The case for live relocation starts with understanding what you are actually dealing with when a bee colony takes up residence in your wall. A hive is not a static nuisance. It is a living system with a structure that determines how removal should be done and whether the colony survives it.
Egg: the beginning
A honeybee queen lays each egg individually in a wax cell. At peak season she can lay upward of 1,500 eggs per day, a rate documented in USDA and university extension research on honeybee colony dynamics. Eggs are laid standing upright in the cell and hatch after three days into larvae. The type of bee that emerges, whether worker, drone, or queen, is determined by what happens in the next stage, not by the egg itself.
Larva: the feeding stage
All larvae receive royal jelly for the first three days after hatching. Royal jelly is a glandular secretion produced by young worker bees; it triggers rapid growth and development in all larvae alike. After the first three days, the developmental paths diverge: larvae destined to become workers and drones transition to a diet of pollen and nectar. A larva that continues on royal jelly exclusively develops into a queen. Nutrition during this larval window, not genetics alone, determines caste, a finding supported by research into epigenetic regulation of gene expression in honeybees. The larval stage lasts approximately five to six days before the cell is sealed.
Pupa: development inside the capped cell
Inside the sealed wax cell, the larva undergoes complete metamorphosis, taking approximately 12 days for a worker bee. Wings, compound eyes, antennae, legs, and the internal structures specific to the bee's adult role all develop during this stage.
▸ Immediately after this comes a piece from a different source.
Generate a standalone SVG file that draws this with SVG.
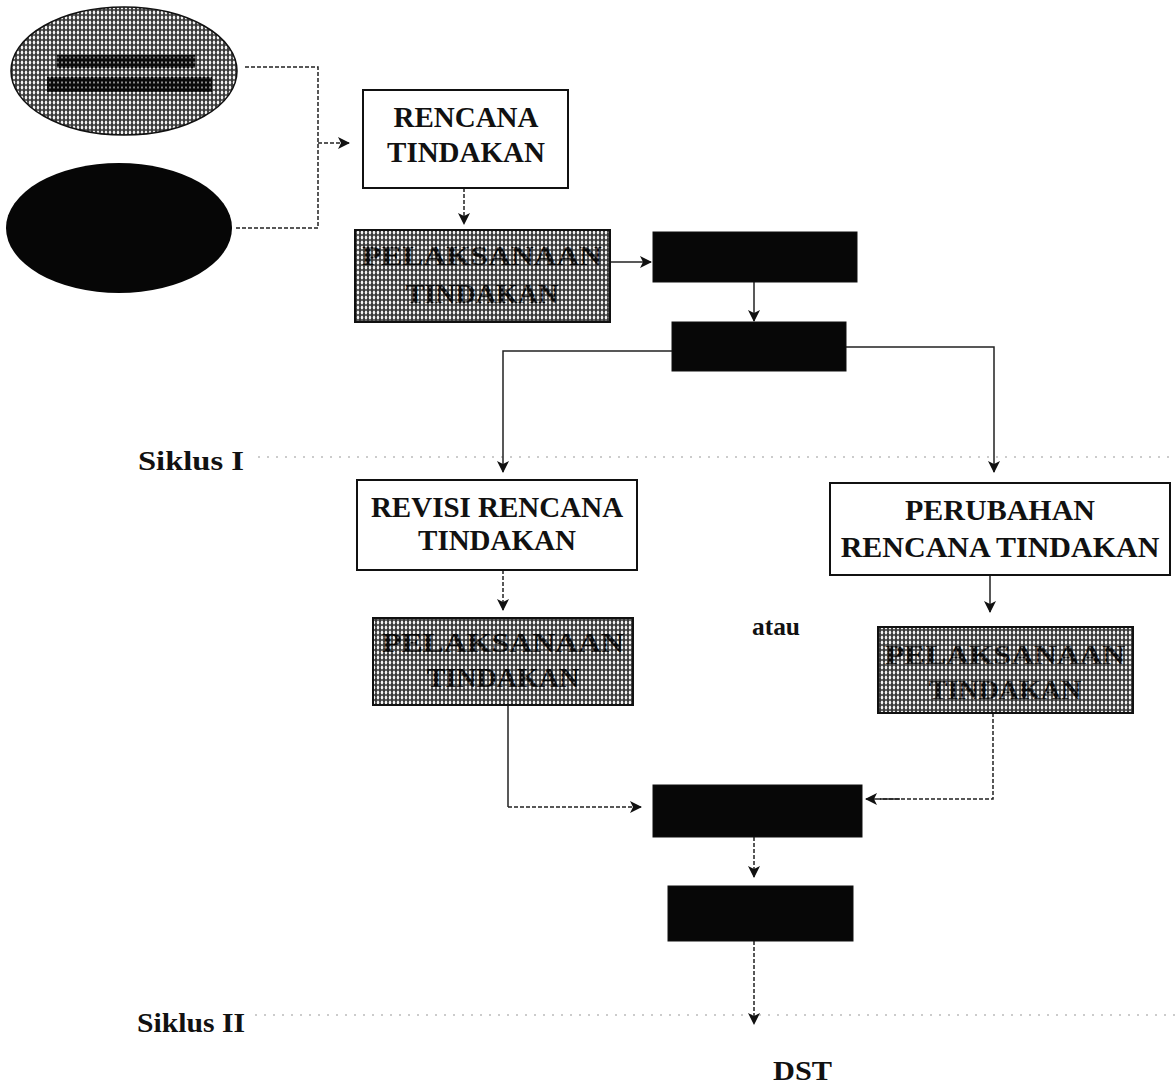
<svg xmlns="http://www.w3.org/2000/svg" width="1176" height="1086" viewBox="0 0 1176 1086">
<style>
.lbl{font-family:"Liberation Serif","Times New Roman",serif;font-weight:bold;fill:#111;text-anchor:middle}
.side{font-family:"Liberation Serif","Times New Roman",serif;font-weight:bold;fill:#111}
.box{fill:#fff;stroke:#111;stroke-width:2}
.blk{fill:#070707;stroke:#111;stroke-width:1}
.hbox{fill:url(#hatch);stroke:#111;stroke-width:2}
.htxt{font-family:"Liberation Serif","Times New Roman",serif;font-weight:bold;fill:url(#hatchDark);text-anchor:middle}
.con{fill:none;stroke:#222;stroke-width:1.5}
.dash{stroke-dasharray:4 2}
.dot{fill:none;stroke:#999;stroke-width:1;stroke-dasharray:2 7}
</style>
<defs>
<pattern id="hatch" width="4" height="5" patternUnits="userSpaceOnUse">
<rect width="4" height="5" fill="#3a3a3a"/>
<ellipse cx="2" cy="2.5" rx="1.2" ry="2" fill="#f2f2f2"/>
</pattern>
<pattern id="hatchDark" width="4" height="5" patternUnits="userSpaceOnUse">
<rect width="4" height="5" fill="#0a0a0a"/>
<ellipse cx="2" cy="2.5" rx="0.7" ry="1.2" fill="#bbb"/>
</pattern>
<marker id="ah" markerWidth="12" markerHeight="12" refX="11" refY="6" orient="auto" markerUnits="userSpaceOnUse">
<path d="M0,0 L12,6 L0,12 L3,6 z" fill="#111"/>
</marker>
</defs>

<g id="guides">
<line class="dot" x1="258" y1="457" x2="1176" y2="457"/>
<line class="dot" x1="255" y1="1015" x2="1176" y2="1015"/>
</g>

<g id="connectors">
<polyline class="con dash" points="245,67 318,67 318,228 235,228"/>
<line class="con dash" x1="318" y1="143" x2="349" y2="143" marker-end="url(#ah)"/>
<line class="con dash" x1="464" y1="188" x2="464" y2="224" marker-end="url(#ah)"/>
<line class="con" x1="610" y1="262" x2="651" y2="262" marker-end="url(#ah)"/>
<line class="con" x1="754" y1="282" x2="754" y2="321" marker-end="url(#ah)"/>
<polyline class="con" points="672,351 503,351 503,472" marker-end="url(#ah)"/>
<polyline class="con" points="846,347 994,347 994,472" marker-end="url(#ah)"/>
<line class="con dash" x1="503" y1="570" x2="503" y2="610" marker-end="url(#ah)"/>
<line class="con" x1="990" y1="575" x2="990" y2="612" marker-end="url(#ah)"/>
<polyline class="con" points="508,705 508,807"/>
<line class="con dash" x1="508" y1="807" x2="641" y2="807" marker-end="url(#ah)"/>
<polyline class="con dash" points="993,713 993,799 880,799"/>
<line class="con" x1="900" y1="799" x2="866" y2="799" marker-end="url(#ah)"/>
<line class="con dash" x1="754" y1="837" x2="754" y2="877" marker-end="url(#ah)"/>
<line class="con dash" x1="754" y1="941" x2="754" y2="1024" marker-end="url(#ah)"/>
</g>

<g id="ellipse-top">
<ellipse cx="124" cy="71" rx="113" ry="64" fill="url(#hatch)" stroke="#111" stroke-width="1.5"/>
<rect x="57" y="55" width="138" height="13" fill="url(#hatchDark)"/>
<rect x="47" y="77" width="165" height="15" fill="url(#hatchDark)"/>
</g>
<g id="ellipse-bottom">
<ellipse cx="119" cy="228" rx="113" ry="65" fill="#060606"/>
</g>

<g id="rencana">
<rect class="box" x="363" y="90" width="205" height="98"/>
<text class="lbl" x="466" y="127" font-size="29">RENCANA</text>
<text class="lbl" x="466" y="162" font-size="29">TINDAKAN</text>
</g>

<g id="pelaksanaan1">
<rect class="hbox" x="355" y="230" width="255" height="92"/>
<text class="htxt" x="482" y="265" font-size="28" textLength="240" lengthAdjust="spacingAndGlyphs">PELAKSANAAN</text>
<text class="htxt" x="482" y="303" font-size="28">TINDAKAN</text>
</g>

<g id="black1"><rect class="blk" x="653" y="232" width="204" height="50"/></g>
<g id="black2"><rect class="blk" x="672" y="322" width="174" height="49"/></g>

<g id="siklus1"><text class="side" x="138" y="470" font-size="27" textLength="106" lengthAdjust="spacingAndGlyphs">Siklus I</text></g>

<g id="revisi">
<rect class="box" x="357" y="480" width="280" height="90"/>
<text class="lbl" x="497" y="517" font-size="29">REVISI RENCANA</text>
<text class="lbl" x="497" y="550" font-size="29">TINDAKAN</text>
</g>

<g id="perubahan">
<rect class="box" x="830" y="483" width="340" height="92"/>
<text class="lbl" x="1000" y="520" font-size="30">PERUBAHAN</text>
<text class="lbl" x="1000" y="557" font-size="30">RENCANA TINDAKAN</text>
</g>

<g id="pelaksanaan2">
<rect class="hbox" x="373" y="618" width="260" height="87"/>
<text class="htxt" x="503" y="652" font-size="28" textLength="242" lengthAdjust="spacingAndGlyphs">PELAKSANAAN</text>
<text class="htxt" x="503" y="687" font-size="28">TINDAKAN</text>
</g>

<g id="atau"><text class="side" x="752" y="635" font-size="26" textLength="48" lengthAdjust="spacingAndGlyphs">atau</text></g>

<g id="pelaksanaan3">
<rect class="hbox" x="878" y="627" width="255" height="86"/>
<text class="htxt" x="1005" y="664" font-size="28" textLength="240" lengthAdjust="spacingAndGlyphs">PELAKSANAAN</text>
<text class="htxt" x="1005" y="699" font-size="28">TINDAKAN</text>
</g>

<g id="black3"><rect class="blk" x="653" y="785" width="209" height="52"/></g>
<g id="black4"><rect class="blk" x="668" y="886" width="185" height="55"/></g>

<g id="siklus2"><text class="side" x="137" y="1032" font-size="27" textLength="108" lengthAdjust="spacingAndGlyphs">Siklus II</text></g>
<g id="dst"><text class="side" x="773" y="1080" font-size="28" textLength="59" lengthAdjust="spacingAndGlyphs">DST</text></g>
</svg>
When development is complete, the adult bee chews through the wax cap and emerges.
Adult: three roles, one colony
Workers, infertile females, make up the majority of every colony. A peak-season colony can contain 30,000 to 60,000 workers. They progress through roles over their lifetime: nursing larvae and maintaining the hive in early weeks, then building comb, guarding the entrance, and finally foraging for nectar and pollen. A summer worker bee lives approximately six weeks.
Drones, males, exist to mate with a new queen from another colony. They do not forage, build, or defend. In fall, workers drive unmated drones from the hive as resources tighten.
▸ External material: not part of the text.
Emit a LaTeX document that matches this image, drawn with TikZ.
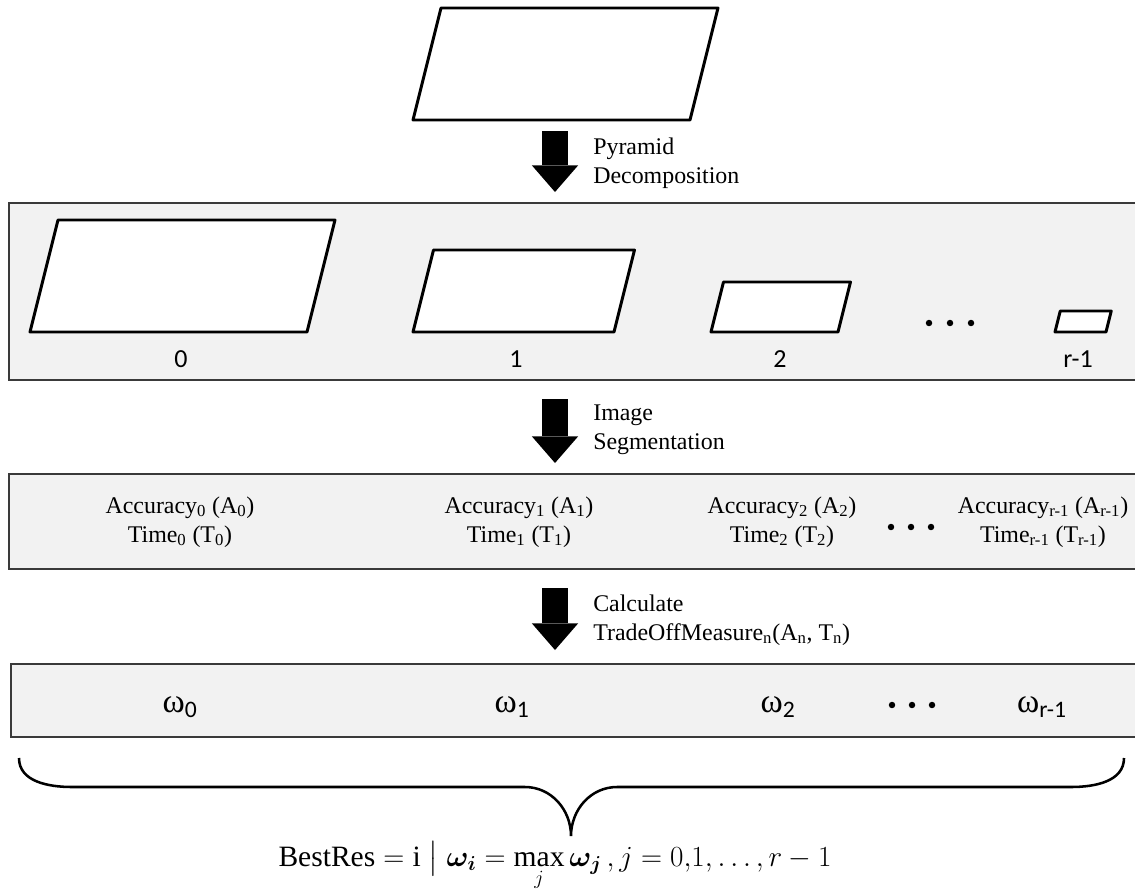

The queen is the colony's reproductive core. A mated queen can live for several years and is the source of nearly all eggs that sustain the colony's population. This is the biological fact that makes queen-centered live removal work: the colony follows the queen. When the queen is successfully captured and placed in a hive box at a new location, the workers follow her.
Why complete removal matters
When a colony is exterminated in place without comb removal, the biological problem is not solved; it is deferred. Honeycomb inside a wall, whether the colony survives or not, melts in summer heat, drains into the wall structure, ferments, and broadcasts a pheromone profile to passing scout bees that registers as "established hive here." That scent can draw new colonies to the same wall cavity for years. Complete removal, including colony, comb, and brood, is what closes the loop.
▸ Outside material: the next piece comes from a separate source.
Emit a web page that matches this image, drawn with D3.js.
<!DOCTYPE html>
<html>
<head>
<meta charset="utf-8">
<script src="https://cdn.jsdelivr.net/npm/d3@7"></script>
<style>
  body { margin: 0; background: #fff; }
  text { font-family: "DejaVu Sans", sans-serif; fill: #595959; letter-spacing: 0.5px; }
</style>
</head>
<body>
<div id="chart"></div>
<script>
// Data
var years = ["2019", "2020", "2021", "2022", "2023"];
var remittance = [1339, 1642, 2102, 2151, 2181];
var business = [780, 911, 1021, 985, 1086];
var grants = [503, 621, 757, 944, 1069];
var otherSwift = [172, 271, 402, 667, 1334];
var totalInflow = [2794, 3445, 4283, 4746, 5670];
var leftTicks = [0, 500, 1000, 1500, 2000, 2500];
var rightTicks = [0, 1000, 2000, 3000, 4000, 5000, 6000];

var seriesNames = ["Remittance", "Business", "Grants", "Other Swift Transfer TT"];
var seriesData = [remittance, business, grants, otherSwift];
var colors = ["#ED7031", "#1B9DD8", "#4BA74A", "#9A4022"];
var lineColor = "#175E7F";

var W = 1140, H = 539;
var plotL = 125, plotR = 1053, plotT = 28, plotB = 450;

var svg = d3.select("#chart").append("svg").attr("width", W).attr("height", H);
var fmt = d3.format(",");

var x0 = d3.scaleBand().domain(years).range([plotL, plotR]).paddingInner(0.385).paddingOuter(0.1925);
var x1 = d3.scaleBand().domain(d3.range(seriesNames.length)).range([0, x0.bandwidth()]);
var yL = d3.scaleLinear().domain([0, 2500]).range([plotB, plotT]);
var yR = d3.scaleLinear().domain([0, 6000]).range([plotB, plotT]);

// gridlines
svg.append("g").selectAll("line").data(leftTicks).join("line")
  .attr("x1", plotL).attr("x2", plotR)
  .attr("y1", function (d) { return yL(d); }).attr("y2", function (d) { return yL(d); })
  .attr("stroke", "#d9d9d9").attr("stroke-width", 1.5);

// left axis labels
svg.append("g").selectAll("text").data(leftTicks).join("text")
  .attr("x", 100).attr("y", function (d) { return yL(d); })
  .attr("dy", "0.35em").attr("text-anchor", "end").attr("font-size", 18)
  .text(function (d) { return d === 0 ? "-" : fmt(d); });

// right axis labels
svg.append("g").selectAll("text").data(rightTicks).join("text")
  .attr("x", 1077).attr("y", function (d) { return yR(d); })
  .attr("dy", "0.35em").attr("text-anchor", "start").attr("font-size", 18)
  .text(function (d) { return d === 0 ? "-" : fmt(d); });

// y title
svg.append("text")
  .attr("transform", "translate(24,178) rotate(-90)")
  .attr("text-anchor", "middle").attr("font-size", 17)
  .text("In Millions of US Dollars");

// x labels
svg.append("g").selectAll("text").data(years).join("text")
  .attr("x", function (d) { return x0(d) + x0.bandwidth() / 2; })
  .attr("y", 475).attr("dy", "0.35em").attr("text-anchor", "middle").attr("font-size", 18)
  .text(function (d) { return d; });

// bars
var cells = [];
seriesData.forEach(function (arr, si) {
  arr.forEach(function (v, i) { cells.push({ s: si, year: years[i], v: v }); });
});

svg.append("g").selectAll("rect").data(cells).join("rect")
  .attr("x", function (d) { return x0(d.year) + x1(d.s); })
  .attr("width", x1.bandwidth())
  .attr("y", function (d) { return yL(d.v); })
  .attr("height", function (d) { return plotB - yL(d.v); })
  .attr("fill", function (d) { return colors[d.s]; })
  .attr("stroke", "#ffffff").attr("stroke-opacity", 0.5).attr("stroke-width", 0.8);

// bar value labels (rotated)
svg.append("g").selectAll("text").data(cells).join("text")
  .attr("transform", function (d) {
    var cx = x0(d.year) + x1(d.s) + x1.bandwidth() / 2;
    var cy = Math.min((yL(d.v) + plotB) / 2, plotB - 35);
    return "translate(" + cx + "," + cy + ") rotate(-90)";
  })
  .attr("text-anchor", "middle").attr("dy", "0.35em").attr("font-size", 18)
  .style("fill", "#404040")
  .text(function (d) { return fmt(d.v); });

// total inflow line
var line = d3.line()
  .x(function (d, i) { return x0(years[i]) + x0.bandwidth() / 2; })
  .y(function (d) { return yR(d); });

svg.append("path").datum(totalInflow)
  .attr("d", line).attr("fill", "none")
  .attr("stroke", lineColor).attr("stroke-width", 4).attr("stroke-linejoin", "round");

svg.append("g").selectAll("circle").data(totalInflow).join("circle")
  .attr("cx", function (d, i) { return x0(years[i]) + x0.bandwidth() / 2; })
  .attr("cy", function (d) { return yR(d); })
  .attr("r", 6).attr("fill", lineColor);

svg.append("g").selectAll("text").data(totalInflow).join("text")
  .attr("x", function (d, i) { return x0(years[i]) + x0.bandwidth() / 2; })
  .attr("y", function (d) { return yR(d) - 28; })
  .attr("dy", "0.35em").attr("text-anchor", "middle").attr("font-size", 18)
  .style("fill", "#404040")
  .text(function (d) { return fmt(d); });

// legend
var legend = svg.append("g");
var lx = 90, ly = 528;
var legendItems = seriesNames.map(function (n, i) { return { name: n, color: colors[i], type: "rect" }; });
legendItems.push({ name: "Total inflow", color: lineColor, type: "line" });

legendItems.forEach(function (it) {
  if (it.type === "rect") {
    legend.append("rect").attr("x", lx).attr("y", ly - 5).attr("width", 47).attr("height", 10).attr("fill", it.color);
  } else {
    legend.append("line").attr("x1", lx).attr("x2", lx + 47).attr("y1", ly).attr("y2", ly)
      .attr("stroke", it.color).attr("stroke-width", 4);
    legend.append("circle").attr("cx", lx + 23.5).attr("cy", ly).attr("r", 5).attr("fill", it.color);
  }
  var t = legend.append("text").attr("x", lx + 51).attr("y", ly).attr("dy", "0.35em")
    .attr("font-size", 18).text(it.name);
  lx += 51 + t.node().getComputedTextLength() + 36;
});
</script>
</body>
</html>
What live relocation actually means
Live relocation is queen capture plus colony transfer. When successful, the queen and her workers are transferred intact to an apiary or sanctuary partner where the colony can resume building and foraging. The colony that was inside your Torrance soffit continues its contribution to local pollination in a managed setting.
Not every extraction results in a colony that establishes successfully at a new location. Colony health, how much of the comb and brood transfers, the completeness of queen capture, and conditions at the receiving site all affect outcomes. What live removal offers is the colony's best chance, not a guaranteed outcome, but a meaningful one.
Beecasso performs live extraction by default and relocates viable colonies to apiary and sanctuary partners in the Los Angeles area. Complete comb removal on every job, regardless of outcome for the colony.
Serving Los Angeles County and Orange County. Free assessments.
Provided by Beecasso. Last updated June 2026.
Frequently Asked Questions
What determines whether a bee becomes a worker or a queen?
Nutrition during the larval stage, not genetics. All fertilized eggs are capable of producing either caste. Larvae fed exclusively on royal jelly develop into queens; larvae that transition to a pollen-and-nectar diet at around day three develop into workers. The queen cell is built larger to accommodate her development, and royal jelly feeding continues throughout her larval stage. Research into epigenetic regulation in bees has established that this nutritional difference activates different gene expression patterns.
Can a relocated colony survive in a new location?
When the queen is captured intact and the colony transfers with a viable brood population, colonies can and do establish in managed apiary settings. Success depends on colony health, transfer completeness, and conditions at the receiving location. Beecasso relocates viable colonies to partner apiaries and sanctuaries in the LA area. Live extraction gives the colony a real chance; we do not promise 100% survival.